● **REQUIREMENT**:
Copy all lines below exactly as written. Leave pictures out.

-- Start --

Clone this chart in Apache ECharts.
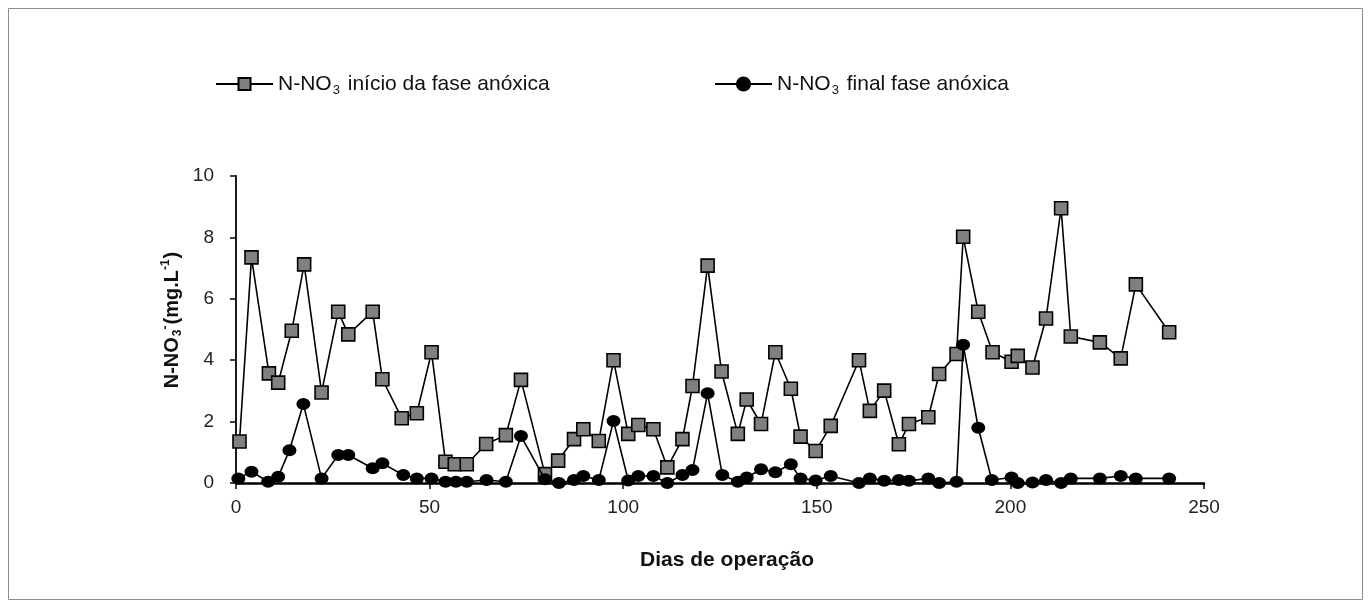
<!DOCTYPE html>
<html>
<head>
<meta charset="utf-8">
<title>N-NO3 na fase anóxica</title>
<script src="https://cdn.jsdelivr.net/npm/echarts@6/dist/echarts.min.js"></script>
<style>
  html, body { margin: 0; padding: 0; background: #ffffff; }
  #chart { width: 1371px; height: 608px; }
</style>
</head>
<body>
<div id="chart"></div>
<script>
// Dias de operação e N-NO3 (mg/L) no início da fase anóxica
const diasInicio = [0.9, 4.0, 8.5, 10.9, 14.4, 17.6, 22.1, 26.4, 29.0, 35.3, 37.8, 42.8, 46.7, 50.5, 54.1, 56.5, 59.6, 64.6, 69.7, 73.6, 79.8, 83.2, 87.3, 89.7, 93.7, 97.5, 101.3, 103.9, 107.8, 111.4, 115.3, 117.9, 121.8, 125.4, 129.6, 131.9, 135.6, 139.3, 143.3, 145.8, 149.7, 153.6, 160.9, 163.7, 167.4, 171.2, 173.8, 178.8, 181.6, 186.1, 187.8, 191.7, 195.4, 200.3, 201.9, 205.7, 209.2, 213.1, 215.6, 223.1, 228.5, 232.4, 241.0];
const inicio = [1.35, 7.35, 3.57, 3.27, 4.96, 7.12, 2.95, 5.58, 4.84, 5.58, 3.38, 2.11, 2.27, 4.26, 0.69, 0.61, 0.61, 1.27, 1.56, 3.36, 0.29, 0.73, 1.43, 1.75, 1.37, 4.0, 1.6, 1.89, 1.75, 0.51, 1.43, 3.16, 7.08, 3.63, 1.6, 2.72, 1.92, 4.26, 3.07, 1.51, 1.04, 1.86, 4.0, 2.35, 3.01, 1.26, 1.92, 2.14, 3.55, 4.2, 8.02, 5.58, 4.26, 3.95, 4.14, 3.76, 5.36, 8.95, 4.77, 4.58, 4.06, 6.47, 4.91];

// Dias de operação e N-NO3 (mg/L) no final da fase anóxica
const diasFinal = [0.6, 4.0, 8.3, 10.9, 13.8, 17.4, 22.1, 26.4, 29.0, 35.3, 37.8, 43.2, 46.7, 50.5, 54.1, 56.8, 59.6, 64.7, 69.7, 73.6, 79.8, 83.4, 87.3, 89.7, 93.7, 97.5, 101.3, 103.9, 107.8, 111.4, 115.3, 117.9, 121.8, 125.6, 129.6, 131.9, 135.6, 139.3, 143.3, 145.8, 149.7, 153.6, 160.9, 163.7, 167.4, 171.2, 173.8, 178.8, 181.6, 186.1, 187.8, 191.7, 195.2, 200.3, 201.9, 205.7, 209.2, 213.1, 215.6, 223.1, 228.5, 232.4, 241.0];
const finalFase = [0.15, 0.37, 0.04, 0.2, 1.07, 2.57, 0.15, 0.91, 0.91, 0.48, 0.64, 0.26, 0.15, 0.15, 0.04, 0.04, 0.04, 0.1, 0.04, 1.53, 0.12, 0.0, 0.1, 0.23, 0.1, 2.02, 0.08, 0.23, 0.23, 0.0, 0.26, 0.42, 2.92, 0.26, 0.04, 0.18, 0.45, 0.35, 0.61, 0.15, 0.08, 0.23, 0.0, 0.15, 0.07, 0.1, 0.07, 0.15, 0.0, 0.04, 4.5, 1.8, 0.1, 0.18, 0.0, 0.02, 0.1, 0.0, 0.15, 0.15, 0.23, 0.15, 0.15];

const xTicks = { min: 0, max: 250, step: 50 };
const yTicks = { min: 0, max: 10, step: 2 };

const serieInicio = 'N-NO3 início da fase anóxica';
const serieFinal = 'N-NO3 final fase anóxica';

const FONT = '"Liberation Sans", Arial, Helvetica, sans-serif';

const pares = (xs, ys) => xs.map((x, i) => [x, ys[i]]);

const legendRich = {
  a: { fontSize: 21, fontFamily: FONT, color: '#111', lineHeight: 26 },
  s: { fontSize: 13, fontFamily: FONT, color: '#111', lineHeight: 26, verticalAlign: 'bottom', padding: [11, 2, 0, 1] }
};

const chart = echarts.init(document.getElementById('chart'), null, { renderer: 'canvas' });

chart.setOption({
  animation: false,
  backgroundColor: '#ffffff',
  grid: { left: 236, right: 167, top: 176, bottom: 125, containLabel: false },
  legend: [
    {
      data: [serieInicio],
      left: 210, top: 68,
      itemWidth: 57, itemHeight: 15,
      formatter: () => '{a|N-NO}{s|3}{a| início da fase anóxica}',
      textStyle: { rich: legendRich }
    },
    {
      data: [serieFinal],
      left: 709, top: 68,
      itemWidth: 57, itemHeight: 19,
      formatter: () => '{a|N-NO}{s|3}{a| final fase anóxica}',
      textStyle: { rich: legendRich }
    }
  ],
  xAxis: {
    type: 'value',
    min: xTicks.min, max: xTicks.max, interval: xTicks.step,
    axisLine: { show: true, onZero: false, lineStyle: { color: '#000', width: 2.5 } },
    axisTick: { show: true, inside: false, length: 6, lineStyle: { color: '#000', width: 1.5 } },
    axisLabel: { fontSize: 19, fontFamily: FONT, color: '#222', margin: 15 },
    splitLine: { show: false }
  },
  yAxis: {
    type: 'value',
    min: yTicks.min, max: yTicks.max, interval: yTicks.step,
    axisLine: { show: true, lineStyle: { color: '#000', width: 1.8 } },
    axisTick: { show: true, inside: false, length: 6, lineStyle: { color: '#000', width: 1.5 } },
    axisLabel: { fontSize: 19, fontFamily: FONT, color: '#222', margin: 22 },
    splitLine: { show: false }
  },
  series: [
    {
      name: serieInicio,
      type: 'line',
      data: pares(diasInicio, inicio),
      symbol: 'rect',
      symbolSize: 13,
      lineStyle: { color: '#000', width: 1.6 },
      itemStyle: { color: '#808080', borderColor: '#000', borderWidth: 1.6 },
      z: 2
    },
    {
      name: serieFinal,
      type: 'line',
      data: pares(diasFinal, finalFase),
      symbol: 'circle',
      symbolSize: [14, 12],
      lineStyle: { color: '#000', width: 1.6 },
      itemStyle: { color: '#000', borderColor: '#000', borderWidth: 0 },
      z: 3
    }
  ],
  graphic: [
    {
      type: 'rect',
      shape: { x: 8.5, y: 8.5, width: 1354, height: 591 },
      style: { fill: 'none', stroke: '#8c8c8c', lineWidth: 1 },
      silent: true
    },
    {
      type: 'text',
      x: 727, y: 560,
      style: {
        text: 'Dias de operação',
        font: 'bold 21px ' + FONT,
        fill: '#111',
        align: 'center',
        verticalAlign: 'middle'
      }
    },
    {
      type: 'text',
      x: 172, y: 320,
      rotation: Math.PI / 2,
      style: {
        text: '{b|N-NO}{s|3}{u|-}{b|(mg.L}{u|-1}{b|)}',
        align: 'center',
        verticalAlign: 'middle',
        fill: '#111',
        rich: {
          b: { font: 'bold 20px ' + FONT, fill: '#111', lineHeight: 24 },
          s: { font: 'bold 12px ' + FONT, fill: '#111', lineHeight: 24, verticalAlign: 'bottom', padding: [10, 0, 0, 1] },
          u: { font: 'bold 12px ' + FONT, fill: '#111', lineHeight: 24, verticalAlign: 'top', padding: [0, 1, 10, 0] }
        }
      }
    }
  ]
});
</script>
</body>
</html>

-- End --

● **EXERCISE OUTPUT**:
Clone this chart in Apache ECharts.
<!DOCTYPE html>
<html>
<head>
<meta charset="utf-8">
<title>N-NO3 na fase anóxica</title>
<script src="https://cdn.jsdelivr.net/npm/echarts@6/dist/echarts.min.js"></script>
<style>
  html, body { margin: 0; padding: 0; background: #ffffff; }
  #chart { width: 1371px; height: 608px; }
</style>
</head>
<body>
<div id="chart"></div>
<script>
// Dias de operação e N-NO3 (mg/L) no início da fase anóxica
const diasInicio = [0.9, 4.0, 8.5, 10.9, 14.4, 17.6, 22.1, 26.4, 29.0, 35.3, 37.8, 42.8, 46.7, 50.5, 54.1, 56.5, 59.6, 64.6, 69.7, 73.6, 79.8, 83.2, 87.3, 89.7, 93.7, 97.5, 101.3, 103.9, 107.8, 111.4, 115.3, 117.9, 121.8, 125.4, 129.6, 131.9, 135.6, 139.3, 143.3, 145.8, 149.7, 153.6, 160.9, 163.7, 167.4, 171.2, 173.8, 178.8, 181.6, 186.1, 187.8, 191.7, 195.4, 200.3, 201.9, 205.7, 209.2, 213.1, 215.6, 223.1, 228.5, 232.4, 241.0];
const inicio = [1.35, 7.35, 3.57, 3.27, 4.96, 7.12, 2.95, 5.58, 4.84, 5.58, 3.38, 2.11, 2.27, 4.26, 0.69, 0.61, 0.61, 1.27, 1.56, 3.36, 0.29, 0.73, 1.43, 1.75, 1.37, 4.0, 1.6, 1.89, 1.75, 0.51, 1.43, 3.16, 7.08, 3.63, 1.6, 2.72, 1.92, 4.26, 3.07, 1.51, 1.04, 1.86, 4.0, 2.35, 3.01, 1.26, 1.92, 2.14, 3.55, 4.2, 8.02, 5.58, 4.26, 3.95, 4.14, 3.76, 5.36, 8.95, 4.77, 4.58, 4.06, 6.47, 4.91];

// Dias de operação e N-NO3 (mg/L) no final da fase anóxica
const diasFinal = [0.6, 4.0, 8.3, 10.9, 13.8, 17.4, 22.1, 26.4, 29.0, 35.3, 37.8, 43.2, 46.7, 50.5, 54.1, 56.8, 59.6, 64.7, 69.7, 73.6, 79.8, 83.4, 87.3, 89.7, 93.7, 97.5, 101.3, 103.9, 107.8, 111.4, 115.3, 117.9, 121.8, 125.6, 129.6, 131.9, 135.6, 139.3, 143.3, 145.8, 149.7, 153.6, 160.9, 163.7, 167.4, 171.2, 173.8, 178.8, 181.6, 186.1, 187.8, 191.7, 195.2, 200.3, 201.9, 205.7, 209.2, 213.1, 215.6, 223.1, 228.5, 232.4, 241.0];
const finalFase = [0.15, 0.37, 0.04, 0.2, 1.07, 2.57, 0.15, 0.91, 0.91, 0.48, 0.64, 0.26, 0.15, 0.15, 0.04, 0.04, 0.04, 0.1, 0.04, 1.53, 0.12, 0.0, 0.1, 0.23, 0.1, 2.02, 0.08, 0.23, 0.23, 0.0, 0.26, 0.42, 2.92, 0.26, 0.04, 0.18, 0.45, 0.35, 0.61, 0.15, 0.08, 0.23, 0.0, 0.15, 0.07, 0.1, 0.07, 0.15, 0.0, 0.04, 4.5, 1.8, 0.1, 0.18, 0.0, 0.02, 0.1, 0.0, 0.15, 0.15, 0.23, 0.15, 0.15];

const xTicks = { min: 0, max: 250, step: 50 };
const yTicks = { min: 0, max: 10, step: 2 };

const serieInicio = 'N-NO3 início da fase anóxica';
const serieFinal = 'N-NO3 final fase anóxica';

const FONT = '"Liberation Sans", Arial, Helvetica, sans-serif';

const pares = (xs, ys) => xs.map((x, i) => [x, ys[i]]);

const legendRich = {
  a: { fontSize: 21, fontFamily: FONT, color: '#111', lineHeight: 26 },
  s: { fontSize: 13, fontFamily: FONT, color: '#111', lineHeight: 26, verticalAlign: 'bottom', padding: [11, 2, 0, 1] }
};

const chart = echarts.init(document.getElementById('chart'), null, { renderer: 'canvas' });

chart.setOption({
  animation: false,
  backgroundColor: '#ffffff',
  grid: { left: 236, right: 167, top: 176, bottom: 125, containLabel: false },
  legend: [
    {
      data: [serieInicio],
      left: 210, top: 68,
      itemWidth: 57, itemHeight: 15,
      formatter: () => '{a|N-NO}{s|3}{a| início da fase anóxica}',
      textStyle: { rich: legendRich }
    },
    {
      data: [serieFinal],
      left: 709, top: 68,
      itemWidth: 57, itemHeight: 19,
      formatter: () => '{a|N-NO}{s|3}{a| final fase anóxica}',
      textStyle: { rich: legendRich }
    }
  ],
  xAxis: {
    type: 'value',
    min: xTicks.min, max: xTicks.max, interval: xTicks.step,
    axisLine: { show: true, onZero: false, lineStyle: { color: '#000', width: 2.5 } },
    axisTick: { show: true, inside: false, length: 6, lineStyle: { color: '#000', width: 1.5 } },
    axisLabel: { fontSize: 19, fontFamily: FONT, color: '#222', margin: 15 },
    splitLine: { show: false }
  },
  yAxis: {
    type: 'value',
    min: yTicks.min, max: yTicks.max, interval: yTicks.step,
    axisLine: { show: true, lineStyle: { color: '#000', width: 1.8 } },
    axisTick: { show: true, inside: false, length: 6, lineStyle: { color: '#000', width: 1.5 } },
    axisLabel: { fontSize: 19, fontFamily: FONT, color: '#222', margin: 22 },
    splitLine: { show: false }
  },
  series: [
    {
      name: serieInicio,
      type: 'line',
      data: pares(diasInicio, inicio),
      symbol: 'rect',
      symbolSize: 13,
      lineStyle: { color: '#000', width: 1.6 },
      itemStyle: { color: '#808080', borderColor: '#000', borderWidth: 1.6 },
      z: 2
    },
    {
      name: serieFinal,
      type: 'line',
      data: pares(diasFinal, finalFase),
      symbol: 'circle',
      symbolSize: [14, 12],
      lineStyle: { color: '#000', width: 1.6 },
      itemStyle: { color: '#000', borderColor: '#000', borderWidth: 0 },
      z: 3
    }
  ],
  graphic: [
    {
      type: 'rect',
      shape: { x: 8.5, y: 8.5, width: 1354, height: 591 },
      style: { fill: 'none', stroke: '#8c8c8c', lineWidth: 1 },
      silent: true
    },
    {
      type: 'text',
      x: 727, y: 560,
      style: {
        text: 'Dias de operação',
        font: 'bold 21px ' + FONT,
        fill: '#111',
        align: 'center',
        verticalAlign: 'middle'
      }
    },
    {
      type: 'text',
      x: 172, y: 320,
      rotation: Math.PI / 2,
      style: {
        text: '{b|N-NO}{s|3}{u|-}{b|(mg.L}{u|-1}{b|)}',
        align: 'center',
        verticalAlign: 'middle',
        fill: '#111',
        rich: {
          b: { font: 'bold 20px ' + FONT, fill: '#111', lineHeight: 24 },
          s: { font: 'bold 12px ' + FONT, fill: '#111', lineHeight: 24, verticalAlign: 'bottom', padding: [10, 0, 0, 1] },
          u: { font: 'bold 12px ' + FONT, fill: '#111', lineHeight: 24, verticalAlign: 'top', padding: [0, 1, 10, 0] }
        }
      }
    }
  ]
});
</script>
</body>
</html>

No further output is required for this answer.